Problem to work on: Could the lines from the start of the data through the line with "const fmt1 = v => v.toFixed(1);" be set down exactly, with no pictures among them?
========================================
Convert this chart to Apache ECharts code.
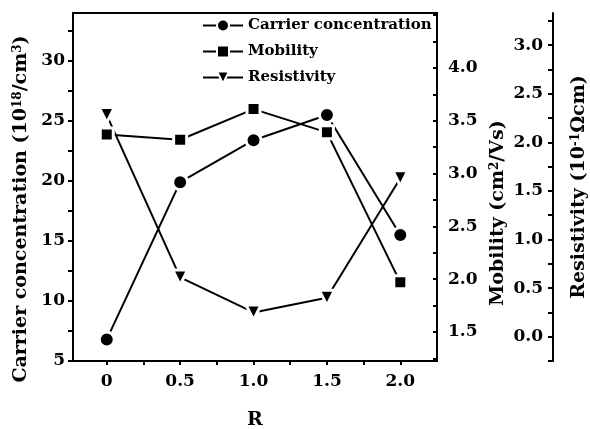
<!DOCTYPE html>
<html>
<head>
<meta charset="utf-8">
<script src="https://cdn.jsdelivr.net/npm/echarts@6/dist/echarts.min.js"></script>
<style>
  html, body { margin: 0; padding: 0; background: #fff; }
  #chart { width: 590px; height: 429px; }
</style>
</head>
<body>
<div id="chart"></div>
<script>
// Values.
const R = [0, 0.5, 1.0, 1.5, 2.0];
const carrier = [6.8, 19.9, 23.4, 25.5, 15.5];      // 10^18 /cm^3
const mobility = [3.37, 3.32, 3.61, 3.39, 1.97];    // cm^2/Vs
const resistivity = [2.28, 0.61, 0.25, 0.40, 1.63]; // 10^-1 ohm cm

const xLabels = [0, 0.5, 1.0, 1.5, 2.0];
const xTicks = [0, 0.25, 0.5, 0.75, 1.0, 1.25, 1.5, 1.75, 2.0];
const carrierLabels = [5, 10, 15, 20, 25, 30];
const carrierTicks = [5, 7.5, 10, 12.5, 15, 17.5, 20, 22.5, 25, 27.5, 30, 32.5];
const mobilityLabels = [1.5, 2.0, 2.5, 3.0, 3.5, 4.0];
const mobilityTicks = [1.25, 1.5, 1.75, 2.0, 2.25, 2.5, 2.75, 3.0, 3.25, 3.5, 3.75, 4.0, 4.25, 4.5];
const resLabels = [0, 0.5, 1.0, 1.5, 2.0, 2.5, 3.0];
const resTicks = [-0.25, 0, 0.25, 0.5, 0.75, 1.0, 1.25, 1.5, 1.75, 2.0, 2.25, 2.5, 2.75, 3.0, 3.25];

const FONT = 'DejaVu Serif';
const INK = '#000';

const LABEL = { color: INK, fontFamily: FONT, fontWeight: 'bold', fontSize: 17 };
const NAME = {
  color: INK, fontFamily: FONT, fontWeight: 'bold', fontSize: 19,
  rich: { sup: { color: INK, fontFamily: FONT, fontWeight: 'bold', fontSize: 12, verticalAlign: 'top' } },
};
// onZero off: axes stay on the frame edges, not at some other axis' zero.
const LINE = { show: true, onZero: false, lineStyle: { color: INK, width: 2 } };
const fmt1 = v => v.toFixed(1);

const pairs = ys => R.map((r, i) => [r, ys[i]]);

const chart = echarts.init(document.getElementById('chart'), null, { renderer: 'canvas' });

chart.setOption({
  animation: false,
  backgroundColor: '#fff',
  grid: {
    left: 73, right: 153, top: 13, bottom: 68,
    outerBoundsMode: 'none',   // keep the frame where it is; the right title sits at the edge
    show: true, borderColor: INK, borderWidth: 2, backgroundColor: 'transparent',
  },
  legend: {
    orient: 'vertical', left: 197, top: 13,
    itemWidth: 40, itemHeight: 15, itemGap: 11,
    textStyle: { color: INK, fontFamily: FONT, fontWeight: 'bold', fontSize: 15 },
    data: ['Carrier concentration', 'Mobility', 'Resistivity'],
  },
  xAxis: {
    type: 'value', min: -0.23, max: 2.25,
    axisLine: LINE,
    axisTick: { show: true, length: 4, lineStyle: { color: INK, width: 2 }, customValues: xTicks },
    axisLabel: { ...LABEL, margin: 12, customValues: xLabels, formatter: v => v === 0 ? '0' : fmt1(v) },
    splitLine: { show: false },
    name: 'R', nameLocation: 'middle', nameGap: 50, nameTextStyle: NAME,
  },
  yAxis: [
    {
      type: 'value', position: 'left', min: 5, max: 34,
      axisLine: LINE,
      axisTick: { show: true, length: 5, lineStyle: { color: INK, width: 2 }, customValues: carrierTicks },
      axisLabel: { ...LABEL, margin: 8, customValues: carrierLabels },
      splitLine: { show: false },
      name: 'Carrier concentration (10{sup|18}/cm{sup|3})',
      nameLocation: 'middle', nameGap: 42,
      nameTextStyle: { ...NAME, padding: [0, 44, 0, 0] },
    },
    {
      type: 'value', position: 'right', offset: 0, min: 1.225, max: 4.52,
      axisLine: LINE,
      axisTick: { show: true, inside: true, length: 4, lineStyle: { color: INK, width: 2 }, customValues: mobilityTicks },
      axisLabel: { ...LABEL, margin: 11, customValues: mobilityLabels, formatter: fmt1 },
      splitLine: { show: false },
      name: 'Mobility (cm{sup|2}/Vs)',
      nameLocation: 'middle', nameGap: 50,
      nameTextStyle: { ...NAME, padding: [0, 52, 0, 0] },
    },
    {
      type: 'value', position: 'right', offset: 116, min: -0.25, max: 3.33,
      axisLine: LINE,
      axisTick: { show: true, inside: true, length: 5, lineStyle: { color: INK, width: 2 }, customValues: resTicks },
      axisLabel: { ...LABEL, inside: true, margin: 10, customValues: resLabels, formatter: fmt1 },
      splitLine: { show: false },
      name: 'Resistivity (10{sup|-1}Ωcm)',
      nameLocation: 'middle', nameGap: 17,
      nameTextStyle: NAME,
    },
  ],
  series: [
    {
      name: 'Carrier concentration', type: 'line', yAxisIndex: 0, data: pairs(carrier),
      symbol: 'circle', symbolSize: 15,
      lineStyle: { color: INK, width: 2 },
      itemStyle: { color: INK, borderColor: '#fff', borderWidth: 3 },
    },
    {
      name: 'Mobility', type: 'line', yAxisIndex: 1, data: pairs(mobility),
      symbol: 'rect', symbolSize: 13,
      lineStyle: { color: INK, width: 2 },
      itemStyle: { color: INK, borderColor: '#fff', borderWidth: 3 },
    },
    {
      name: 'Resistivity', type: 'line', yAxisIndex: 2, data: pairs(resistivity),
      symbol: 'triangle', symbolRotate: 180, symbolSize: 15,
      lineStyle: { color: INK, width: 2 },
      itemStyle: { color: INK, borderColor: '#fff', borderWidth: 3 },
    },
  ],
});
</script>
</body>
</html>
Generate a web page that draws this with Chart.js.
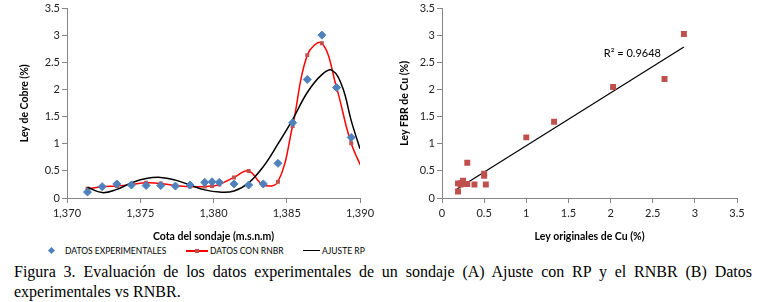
========================================
Answer for this exercise:
Convert this chart to Apache ECharts code.
<!DOCTYPE html>
<html>
<head>
<meta charset="utf-8">
<script src="https://cdn.jsdelivr.net/npm/echarts@6/dist/echarts.min.js"></script>
<style>
  html, body { margin: 0; padding: 0; background: #fff; }
  #chart { width: 590px; height: 429px; }
</style>
</head>
<body>
<div id="chart"></div>
<script>
// Values.
const R = [0, 0.5, 1.0, 1.5, 2.0];
const carrier = [6.8, 19.9, 23.4, 25.5, 15.5];      // 10^18 /cm^3
const mobility = [3.37, 3.32, 3.61, 3.39, 1.97];    // cm^2/Vs
const resistivity = [2.28, 0.61, 0.25, 0.40, 1.63]; // 10^-1 ohm cm

const xLabels = [0, 0.5, 1.0, 1.5, 2.0];
const xTicks = [0, 0.25, 0.5, 0.75, 1.0, 1.25, 1.5, 1.75, 2.0];
const carrierLabels = [5, 10, 15, 20, 25, 30];
const carrierTicks = [5, 7.5, 10, 12.5, 15, 17.5, 20, 22.5, 25, 27.5, 30, 32.5];
const mobilityLabels = [1.5, 2.0, 2.5, 3.0, 3.5, 4.0];
const mobilityTicks = [1.25, 1.5, 1.75, 2.0, 2.25, 2.5, 2.75, 3.0, 3.25, 3.5, 3.75, 4.0, 4.25, 4.5];
const resLabels = [0, 0.5, 1.0, 1.5, 2.0, 2.5, 3.0];
const resTicks = [-0.25, 0, 0.25, 0.5, 0.75, 1.0, 1.25, 1.5, 1.75, 2.0, 2.25, 2.5, 2.75, 3.0, 3.25];

const FONT = 'DejaVu Serif';
const INK = '#000';

const LABEL = { color: INK, fontFamily: FONT, fontWeight: 'bold', fontSize: 17 };
const NAME = {
  color: INK, fontFamily: FONT, fontWeight: 'bold', fontSize: 19,
  rich: { sup: { color: INK, fontFamily: FONT, fontWeight: 'bold', fontSize: 12, verticalAlign: 'top' } },
};
// onZero off: axes stay on the frame edges, not at some other axis' zero.
const LINE = { show: true, onZero: false, lineStyle: { color: INK, width: 2 } };
const fmt1 = v => v.toFixed(1);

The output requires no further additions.